§ **PROBLEM DESCRIPTION**: Your task is to retype the lines from the opening of the material through the line that includes "(121,0) rectangle (128,54);". Do not copy the pictures.

§ **DATA PROVIDED**:
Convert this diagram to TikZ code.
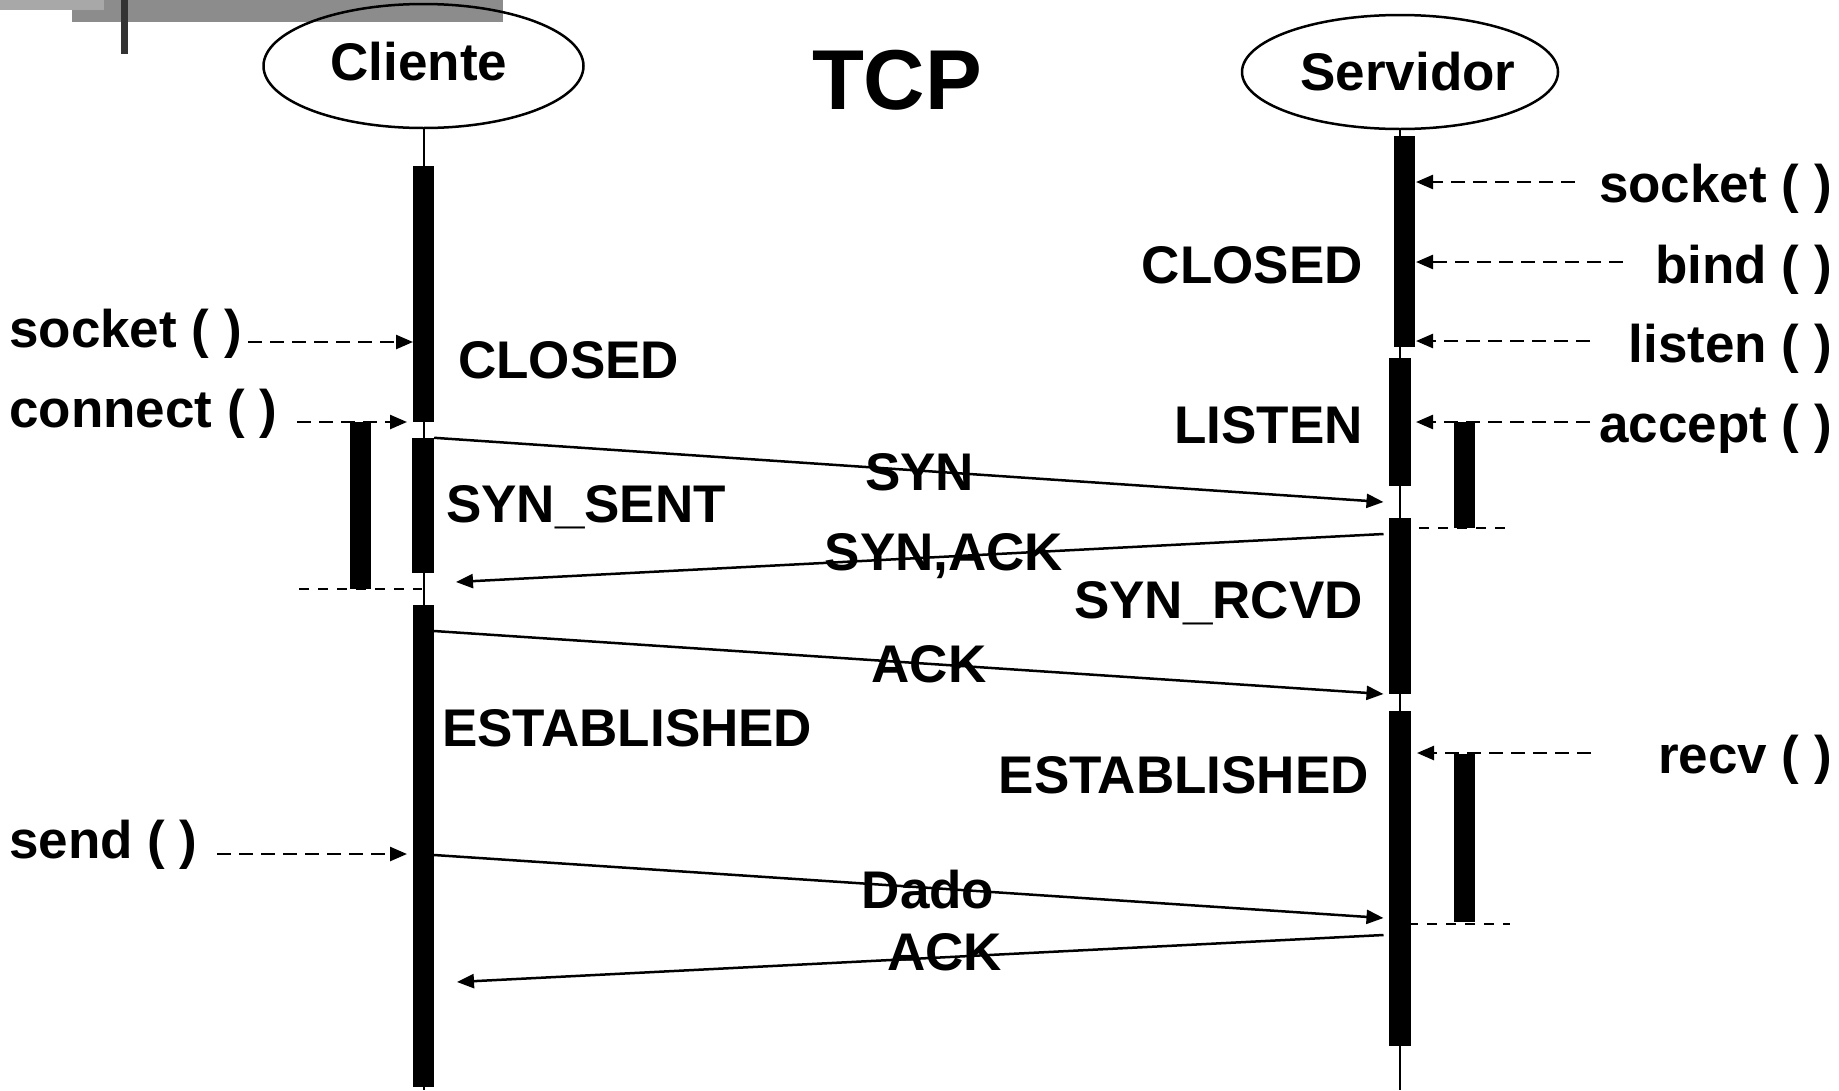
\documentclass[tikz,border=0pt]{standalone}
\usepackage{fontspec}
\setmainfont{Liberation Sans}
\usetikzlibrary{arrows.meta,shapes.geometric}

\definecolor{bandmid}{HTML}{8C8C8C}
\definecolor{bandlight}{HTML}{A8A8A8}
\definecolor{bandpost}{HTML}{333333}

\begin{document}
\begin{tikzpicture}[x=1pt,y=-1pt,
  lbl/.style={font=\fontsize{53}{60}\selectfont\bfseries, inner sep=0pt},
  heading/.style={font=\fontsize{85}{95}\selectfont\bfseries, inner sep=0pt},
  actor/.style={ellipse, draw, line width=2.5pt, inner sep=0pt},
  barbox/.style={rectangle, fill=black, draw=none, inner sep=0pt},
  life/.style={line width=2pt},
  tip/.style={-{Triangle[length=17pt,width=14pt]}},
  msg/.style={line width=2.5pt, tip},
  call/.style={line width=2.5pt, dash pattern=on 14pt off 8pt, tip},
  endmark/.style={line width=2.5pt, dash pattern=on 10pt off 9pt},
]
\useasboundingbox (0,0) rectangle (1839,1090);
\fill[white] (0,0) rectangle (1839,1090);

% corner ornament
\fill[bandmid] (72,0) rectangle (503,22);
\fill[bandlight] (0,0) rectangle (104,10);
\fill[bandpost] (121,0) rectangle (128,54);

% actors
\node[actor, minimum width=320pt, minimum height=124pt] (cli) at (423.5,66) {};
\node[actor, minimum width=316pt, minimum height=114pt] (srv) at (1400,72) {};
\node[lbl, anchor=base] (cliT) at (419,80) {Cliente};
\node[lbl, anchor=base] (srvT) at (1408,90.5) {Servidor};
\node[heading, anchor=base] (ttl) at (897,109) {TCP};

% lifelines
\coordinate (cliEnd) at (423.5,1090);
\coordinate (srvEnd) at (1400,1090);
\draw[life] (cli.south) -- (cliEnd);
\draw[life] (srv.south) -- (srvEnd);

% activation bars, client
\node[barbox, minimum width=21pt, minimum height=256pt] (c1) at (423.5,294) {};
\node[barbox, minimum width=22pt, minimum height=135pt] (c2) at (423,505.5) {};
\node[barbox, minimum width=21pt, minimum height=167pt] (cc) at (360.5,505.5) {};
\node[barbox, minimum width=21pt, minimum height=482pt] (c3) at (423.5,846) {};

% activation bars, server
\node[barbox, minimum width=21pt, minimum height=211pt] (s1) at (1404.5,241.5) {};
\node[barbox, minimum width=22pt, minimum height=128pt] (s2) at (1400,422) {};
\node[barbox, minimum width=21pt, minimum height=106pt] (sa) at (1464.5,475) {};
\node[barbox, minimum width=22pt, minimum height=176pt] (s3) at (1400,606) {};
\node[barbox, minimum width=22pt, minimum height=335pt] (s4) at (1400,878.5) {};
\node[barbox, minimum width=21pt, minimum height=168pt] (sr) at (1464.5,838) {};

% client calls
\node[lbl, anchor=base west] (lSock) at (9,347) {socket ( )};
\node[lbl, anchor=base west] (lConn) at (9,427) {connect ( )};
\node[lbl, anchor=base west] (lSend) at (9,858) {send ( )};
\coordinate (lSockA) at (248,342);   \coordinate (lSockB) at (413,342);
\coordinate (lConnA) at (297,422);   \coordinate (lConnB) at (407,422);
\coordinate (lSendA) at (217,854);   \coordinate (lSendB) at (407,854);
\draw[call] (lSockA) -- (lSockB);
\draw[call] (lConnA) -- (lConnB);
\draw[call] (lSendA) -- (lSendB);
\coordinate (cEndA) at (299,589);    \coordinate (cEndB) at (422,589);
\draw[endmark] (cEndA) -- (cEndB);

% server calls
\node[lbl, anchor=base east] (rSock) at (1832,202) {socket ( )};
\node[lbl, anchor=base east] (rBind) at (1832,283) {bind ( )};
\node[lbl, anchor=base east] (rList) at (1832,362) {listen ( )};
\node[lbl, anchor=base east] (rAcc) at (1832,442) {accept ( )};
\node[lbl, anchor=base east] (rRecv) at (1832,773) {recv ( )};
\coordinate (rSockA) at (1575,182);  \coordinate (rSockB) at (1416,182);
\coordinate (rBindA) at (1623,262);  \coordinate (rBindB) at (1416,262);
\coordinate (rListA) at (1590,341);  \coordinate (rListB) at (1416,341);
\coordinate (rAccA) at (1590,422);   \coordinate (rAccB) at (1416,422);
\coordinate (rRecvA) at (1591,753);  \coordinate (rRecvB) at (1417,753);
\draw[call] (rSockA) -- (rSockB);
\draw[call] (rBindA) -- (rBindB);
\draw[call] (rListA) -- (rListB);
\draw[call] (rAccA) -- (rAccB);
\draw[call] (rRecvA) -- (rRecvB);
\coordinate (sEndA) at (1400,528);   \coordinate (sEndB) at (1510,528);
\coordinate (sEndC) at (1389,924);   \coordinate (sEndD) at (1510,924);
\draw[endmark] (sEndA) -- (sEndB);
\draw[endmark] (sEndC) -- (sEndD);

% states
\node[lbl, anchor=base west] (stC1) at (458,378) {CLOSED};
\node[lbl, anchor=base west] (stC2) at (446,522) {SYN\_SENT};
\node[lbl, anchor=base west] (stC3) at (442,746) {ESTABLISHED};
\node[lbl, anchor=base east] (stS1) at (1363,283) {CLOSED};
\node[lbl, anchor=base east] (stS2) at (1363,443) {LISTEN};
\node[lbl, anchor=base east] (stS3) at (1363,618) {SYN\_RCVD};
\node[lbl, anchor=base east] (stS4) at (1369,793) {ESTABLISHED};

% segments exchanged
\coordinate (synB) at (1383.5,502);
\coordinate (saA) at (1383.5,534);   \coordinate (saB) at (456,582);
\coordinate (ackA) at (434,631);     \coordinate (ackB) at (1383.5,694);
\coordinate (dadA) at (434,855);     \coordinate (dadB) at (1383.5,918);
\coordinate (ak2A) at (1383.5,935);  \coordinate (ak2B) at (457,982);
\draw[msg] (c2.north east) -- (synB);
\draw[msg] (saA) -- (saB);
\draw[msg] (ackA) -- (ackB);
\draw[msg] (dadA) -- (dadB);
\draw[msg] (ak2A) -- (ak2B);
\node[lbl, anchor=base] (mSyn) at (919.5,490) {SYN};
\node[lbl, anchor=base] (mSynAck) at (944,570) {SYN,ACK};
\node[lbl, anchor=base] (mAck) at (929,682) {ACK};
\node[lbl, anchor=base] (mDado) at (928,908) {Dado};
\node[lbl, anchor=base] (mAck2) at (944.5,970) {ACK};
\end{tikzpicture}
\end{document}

§ **FULL SOLUTION**:
Convert this diagram to TikZ code.
\documentclass[tikz,border=0pt]{standalone}
\usepackage{fontspec}
\setmainfont{Liberation Sans}
\usetikzlibrary{arrows.meta,shapes.geometric}

\definecolor{bandmid}{HTML}{8C8C8C}
\definecolor{bandlight}{HTML}{A8A8A8}
\definecolor{bandpost}{HTML}{333333}

\begin{document}
\begin{tikzpicture}[x=1pt,y=-1pt,
  lbl/.style={font=\fontsize{53}{60}\selectfont\bfseries, inner sep=0pt},
  heading/.style={font=\fontsize{85}{95}\selectfont\bfseries, inner sep=0pt},
  actor/.style={ellipse, draw, line width=2.5pt, inner sep=0pt},
  barbox/.style={rectangle, fill=black, draw=none, inner sep=0pt},
  life/.style={line width=2pt},
  tip/.style={-{Triangle[length=17pt,width=14pt]}},
  msg/.style={line width=2.5pt, tip},
  call/.style={line width=2.5pt, dash pattern=on 14pt off 8pt, tip},
  endmark/.style={line width=2.5pt, dash pattern=on 10pt off 9pt},
]
\useasboundingbox (0,0) rectangle (1839,1090);
\fill[white] (0,0) rectangle (1839,1090);

% corner ornament
\fill[bandmid] (72,0) rectangle (503,22);
\fill[bandlight] (0,0) rectangle (104,10);
\fill[bandpost] (121,0) rectangle (128,54);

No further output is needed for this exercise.